Au terme d'une minutieuse enquête, une équipe française dirigée par Franck Lavigne (université de Paris 1) a identifié le coupable. Il s'agit du Samalas, un volcan indonésien situé sur l'île de Lombok, à proximité du mont Rinjani. Selon les divers indices, son éruption aurait été l'une des plus fortes de l'Holocène, donc de ces 10.000 dernières années. L'information a été dévoilée dans la revue Pnas.

Une éruption volcanique mégacolossale

Les premiers éléments de preuve ont été trouvés dans le Babad Lombok, un ancien manuscrit en feuilles de palmier lontar. Il y est rapporté que le Samalas est entré en éruption à la fin du XIIIe siècle, avec de lourdes conséquences tant l'événement a été catastrophique. Plusieurs villages ont notamment été détruits par des coulées pyroclastiques, parmi lesquels figure la capitale de l'île à l'époque, Pamatan. À ce jour, le volcan présente une caldeira de huit kilomètres sur six kilomètres, dont la formation causée par l'effondrement de la chambre magmatique a également été rapportée dans l'écrit historique.

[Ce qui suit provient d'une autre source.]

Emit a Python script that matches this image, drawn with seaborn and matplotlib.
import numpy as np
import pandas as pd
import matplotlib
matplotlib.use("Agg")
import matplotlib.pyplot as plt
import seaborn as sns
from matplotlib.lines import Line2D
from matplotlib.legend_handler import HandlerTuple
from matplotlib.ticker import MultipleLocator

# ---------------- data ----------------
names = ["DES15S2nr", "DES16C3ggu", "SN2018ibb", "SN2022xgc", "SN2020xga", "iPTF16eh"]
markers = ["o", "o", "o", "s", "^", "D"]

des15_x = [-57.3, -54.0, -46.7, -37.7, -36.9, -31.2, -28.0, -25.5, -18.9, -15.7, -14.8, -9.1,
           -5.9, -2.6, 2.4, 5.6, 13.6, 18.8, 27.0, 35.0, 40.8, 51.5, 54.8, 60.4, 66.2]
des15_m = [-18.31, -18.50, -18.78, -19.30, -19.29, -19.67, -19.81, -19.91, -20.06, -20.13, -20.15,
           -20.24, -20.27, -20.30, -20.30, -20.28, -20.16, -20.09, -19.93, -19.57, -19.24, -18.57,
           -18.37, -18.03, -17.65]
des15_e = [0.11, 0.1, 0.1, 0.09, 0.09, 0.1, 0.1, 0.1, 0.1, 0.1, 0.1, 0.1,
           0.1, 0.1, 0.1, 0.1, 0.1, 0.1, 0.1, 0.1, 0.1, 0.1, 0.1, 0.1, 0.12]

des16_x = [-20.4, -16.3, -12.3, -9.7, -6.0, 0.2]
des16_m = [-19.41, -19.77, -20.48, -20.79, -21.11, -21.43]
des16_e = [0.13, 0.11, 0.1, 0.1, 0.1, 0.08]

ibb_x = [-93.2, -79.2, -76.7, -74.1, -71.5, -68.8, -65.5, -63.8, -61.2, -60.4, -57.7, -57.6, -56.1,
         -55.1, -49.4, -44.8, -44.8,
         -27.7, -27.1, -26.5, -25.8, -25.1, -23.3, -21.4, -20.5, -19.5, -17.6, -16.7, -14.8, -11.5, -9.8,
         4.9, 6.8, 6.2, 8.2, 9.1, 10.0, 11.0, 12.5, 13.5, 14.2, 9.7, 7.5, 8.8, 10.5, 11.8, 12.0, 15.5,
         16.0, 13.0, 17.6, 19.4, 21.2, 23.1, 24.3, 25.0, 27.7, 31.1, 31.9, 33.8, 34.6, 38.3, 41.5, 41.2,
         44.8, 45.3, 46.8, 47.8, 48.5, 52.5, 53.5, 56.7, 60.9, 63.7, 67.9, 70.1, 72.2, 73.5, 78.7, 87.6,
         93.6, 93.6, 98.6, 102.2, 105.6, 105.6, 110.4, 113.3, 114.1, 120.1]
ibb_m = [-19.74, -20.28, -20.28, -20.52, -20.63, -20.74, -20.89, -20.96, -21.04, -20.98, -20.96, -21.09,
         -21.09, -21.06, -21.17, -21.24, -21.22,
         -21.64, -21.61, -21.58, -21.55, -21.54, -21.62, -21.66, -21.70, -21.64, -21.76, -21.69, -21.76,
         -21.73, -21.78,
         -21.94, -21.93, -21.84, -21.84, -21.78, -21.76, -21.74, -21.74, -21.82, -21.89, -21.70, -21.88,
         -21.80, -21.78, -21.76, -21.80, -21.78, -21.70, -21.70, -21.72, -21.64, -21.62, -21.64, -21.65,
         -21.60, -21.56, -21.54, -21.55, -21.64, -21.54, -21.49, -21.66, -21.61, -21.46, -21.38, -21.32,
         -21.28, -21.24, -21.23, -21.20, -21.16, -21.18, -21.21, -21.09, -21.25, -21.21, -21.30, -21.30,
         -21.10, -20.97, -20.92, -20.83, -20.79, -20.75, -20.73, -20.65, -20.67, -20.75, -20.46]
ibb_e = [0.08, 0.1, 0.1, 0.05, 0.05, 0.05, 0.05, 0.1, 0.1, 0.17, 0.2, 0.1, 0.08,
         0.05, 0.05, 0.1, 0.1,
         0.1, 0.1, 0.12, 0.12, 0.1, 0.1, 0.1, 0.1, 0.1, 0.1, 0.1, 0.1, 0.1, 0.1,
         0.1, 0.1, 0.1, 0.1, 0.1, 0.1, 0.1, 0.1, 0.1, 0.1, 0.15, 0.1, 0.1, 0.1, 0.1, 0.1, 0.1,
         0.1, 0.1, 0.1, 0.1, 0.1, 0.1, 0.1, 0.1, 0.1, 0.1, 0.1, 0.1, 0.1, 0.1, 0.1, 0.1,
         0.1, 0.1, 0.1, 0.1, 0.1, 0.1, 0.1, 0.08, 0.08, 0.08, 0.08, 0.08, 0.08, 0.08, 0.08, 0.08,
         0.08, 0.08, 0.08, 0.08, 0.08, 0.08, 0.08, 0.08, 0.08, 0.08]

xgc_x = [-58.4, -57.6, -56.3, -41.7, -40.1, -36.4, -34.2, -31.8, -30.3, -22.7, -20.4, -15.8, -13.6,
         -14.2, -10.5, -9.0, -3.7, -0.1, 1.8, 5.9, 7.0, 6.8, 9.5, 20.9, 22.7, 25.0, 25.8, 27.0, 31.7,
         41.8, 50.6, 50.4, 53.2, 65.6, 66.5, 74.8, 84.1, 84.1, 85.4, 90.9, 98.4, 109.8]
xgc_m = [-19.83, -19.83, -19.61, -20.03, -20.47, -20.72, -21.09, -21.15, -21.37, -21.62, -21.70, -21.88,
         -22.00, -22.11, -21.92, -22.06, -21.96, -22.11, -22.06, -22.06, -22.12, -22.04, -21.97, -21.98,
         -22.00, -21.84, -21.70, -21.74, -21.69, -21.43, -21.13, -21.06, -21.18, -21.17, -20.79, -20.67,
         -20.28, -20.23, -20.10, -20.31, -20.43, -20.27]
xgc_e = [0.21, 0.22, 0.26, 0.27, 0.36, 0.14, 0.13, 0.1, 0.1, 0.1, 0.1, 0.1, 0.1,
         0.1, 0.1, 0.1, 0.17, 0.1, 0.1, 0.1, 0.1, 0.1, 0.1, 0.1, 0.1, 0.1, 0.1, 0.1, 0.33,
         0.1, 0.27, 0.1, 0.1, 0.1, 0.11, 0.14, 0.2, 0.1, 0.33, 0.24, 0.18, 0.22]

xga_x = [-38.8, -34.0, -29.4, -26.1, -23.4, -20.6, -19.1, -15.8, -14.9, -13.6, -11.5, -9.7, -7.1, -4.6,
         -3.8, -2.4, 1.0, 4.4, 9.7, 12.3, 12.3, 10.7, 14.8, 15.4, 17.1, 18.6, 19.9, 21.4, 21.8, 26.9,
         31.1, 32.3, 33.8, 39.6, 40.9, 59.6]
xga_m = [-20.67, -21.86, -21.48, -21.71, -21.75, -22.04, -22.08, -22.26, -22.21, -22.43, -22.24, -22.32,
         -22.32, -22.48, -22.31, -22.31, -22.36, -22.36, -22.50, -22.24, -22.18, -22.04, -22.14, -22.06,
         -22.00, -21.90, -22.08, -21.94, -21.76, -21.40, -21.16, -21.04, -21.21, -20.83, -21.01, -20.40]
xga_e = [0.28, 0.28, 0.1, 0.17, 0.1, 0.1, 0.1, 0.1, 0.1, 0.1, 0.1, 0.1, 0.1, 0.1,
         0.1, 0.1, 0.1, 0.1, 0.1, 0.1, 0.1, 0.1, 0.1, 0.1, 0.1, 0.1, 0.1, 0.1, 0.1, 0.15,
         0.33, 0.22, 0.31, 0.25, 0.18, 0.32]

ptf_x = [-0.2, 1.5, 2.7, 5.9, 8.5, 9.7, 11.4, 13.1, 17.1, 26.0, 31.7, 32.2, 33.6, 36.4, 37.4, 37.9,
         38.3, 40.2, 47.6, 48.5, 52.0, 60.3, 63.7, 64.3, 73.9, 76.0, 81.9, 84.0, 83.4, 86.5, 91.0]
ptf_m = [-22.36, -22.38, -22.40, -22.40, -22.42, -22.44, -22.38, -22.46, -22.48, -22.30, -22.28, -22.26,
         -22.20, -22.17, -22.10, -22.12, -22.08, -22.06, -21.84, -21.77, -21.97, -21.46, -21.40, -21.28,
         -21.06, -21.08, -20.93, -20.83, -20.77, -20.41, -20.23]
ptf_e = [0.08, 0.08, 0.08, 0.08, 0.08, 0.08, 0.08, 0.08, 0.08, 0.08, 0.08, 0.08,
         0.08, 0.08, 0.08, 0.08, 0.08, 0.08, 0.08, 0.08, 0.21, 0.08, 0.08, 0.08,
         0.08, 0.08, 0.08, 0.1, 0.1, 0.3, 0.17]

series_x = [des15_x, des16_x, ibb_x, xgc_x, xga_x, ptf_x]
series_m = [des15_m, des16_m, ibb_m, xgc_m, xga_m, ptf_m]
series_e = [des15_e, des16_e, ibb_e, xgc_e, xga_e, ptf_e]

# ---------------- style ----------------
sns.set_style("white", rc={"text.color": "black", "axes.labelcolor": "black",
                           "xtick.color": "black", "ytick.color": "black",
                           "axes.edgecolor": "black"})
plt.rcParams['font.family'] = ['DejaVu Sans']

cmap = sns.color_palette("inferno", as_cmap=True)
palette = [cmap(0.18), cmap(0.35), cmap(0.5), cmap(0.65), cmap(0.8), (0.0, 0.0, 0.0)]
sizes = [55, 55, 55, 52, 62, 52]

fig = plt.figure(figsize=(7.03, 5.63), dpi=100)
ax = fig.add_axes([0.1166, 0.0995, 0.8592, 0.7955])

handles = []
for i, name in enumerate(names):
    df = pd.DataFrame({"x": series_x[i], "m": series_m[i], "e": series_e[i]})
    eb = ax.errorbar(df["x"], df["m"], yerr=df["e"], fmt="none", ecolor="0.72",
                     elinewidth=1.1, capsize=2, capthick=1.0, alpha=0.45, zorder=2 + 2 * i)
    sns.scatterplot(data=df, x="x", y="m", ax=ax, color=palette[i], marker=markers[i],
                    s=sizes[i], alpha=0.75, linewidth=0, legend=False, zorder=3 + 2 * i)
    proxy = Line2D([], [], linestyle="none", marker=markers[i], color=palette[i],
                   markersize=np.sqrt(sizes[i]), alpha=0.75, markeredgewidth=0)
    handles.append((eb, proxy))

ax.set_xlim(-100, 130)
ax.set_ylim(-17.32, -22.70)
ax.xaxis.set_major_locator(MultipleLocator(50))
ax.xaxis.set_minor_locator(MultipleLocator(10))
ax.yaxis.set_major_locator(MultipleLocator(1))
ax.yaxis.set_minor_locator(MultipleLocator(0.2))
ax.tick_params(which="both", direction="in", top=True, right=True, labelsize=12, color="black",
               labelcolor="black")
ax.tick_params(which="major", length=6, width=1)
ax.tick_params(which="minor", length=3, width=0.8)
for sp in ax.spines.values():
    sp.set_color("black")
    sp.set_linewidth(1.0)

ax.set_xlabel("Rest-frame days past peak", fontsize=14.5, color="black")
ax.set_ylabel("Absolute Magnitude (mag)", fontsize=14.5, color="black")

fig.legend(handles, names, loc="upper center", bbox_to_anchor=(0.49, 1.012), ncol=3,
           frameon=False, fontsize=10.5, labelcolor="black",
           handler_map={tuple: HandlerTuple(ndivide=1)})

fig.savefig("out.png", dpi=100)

Les indices suivants ont été obtenus en étudiant 130 affleurements sur les flancs de l'ancien volcan, où des ponces déposées en 3 phases successives et d'autres matériaux pyroclastiques sont visibles. Selon les estimations, près de 40 km3 de téphras (ensemble des produits volcaniques, à l'exception de la lave) auraient été expulsés lors de l'éruption, dont le panache de cendres serait monté jusqu'à 43 km d'altitude (par rapport au niveau de la mer). Par ailleurs, des dépôts pyroclastiques ont également été trouvés à 25 km de volcan, sur la côte.

À partir de ces éléments, l'indice d'explosivité volcanique a été évalué à 7 (mégacolossal) sur une échelle de 8. À titre de comparaison, l'éruption du Vésuve en l'an 79 se caractérise par un indice de 5, et celle du Krakatoa en 1883 par une valeur de 6.

La stratosphère enrichie en aérosols soufrés

Reste à savoir quand le Samalas est précisément entré en éruption. Pour le déterminer, des datations au carbone 14 ont été réalisées sur des branches et des troncs d'arbres calcinés. Ainsi, il serait emprisonné dans les dépôts pyroclastiques depuis le milieu du XIIIe siècle. L'équipe est cependant parvenue en se basant sur le document historique, mais aussi sur la dispersion des téphras, à préciser ce résultat : entre mai et octobre 1257, ce qui coïncide avec les observations faites sur les carottes de glace. Des correspondances chimiques ont finalement été étudiées pour valider l'origine des dépôts aux pôles. Elles se sont montrées positives. Le Samalas serait donc bien leur source.

Ainsi, en 1257, une éruption volcanique mégacolossale est survenue sur l'île de Lombok. Elle a enrichi la stratosphère en aérosols soufrés, qui ont alors réfléchi une plus grande partie du rayonnement solaire vers l'espace, ce qui a contribué au refroidissement progressif de l'hémisphère nord. Les particules en suspension se sont rapidement déposées, mais d'autres mécanismes (nouvelles éruptions moins importantes, rétroactions diverses, etc.) ont pris le relais et ont donc maintenu le Petit Âge glaciaire durant encore plusieurs siècles.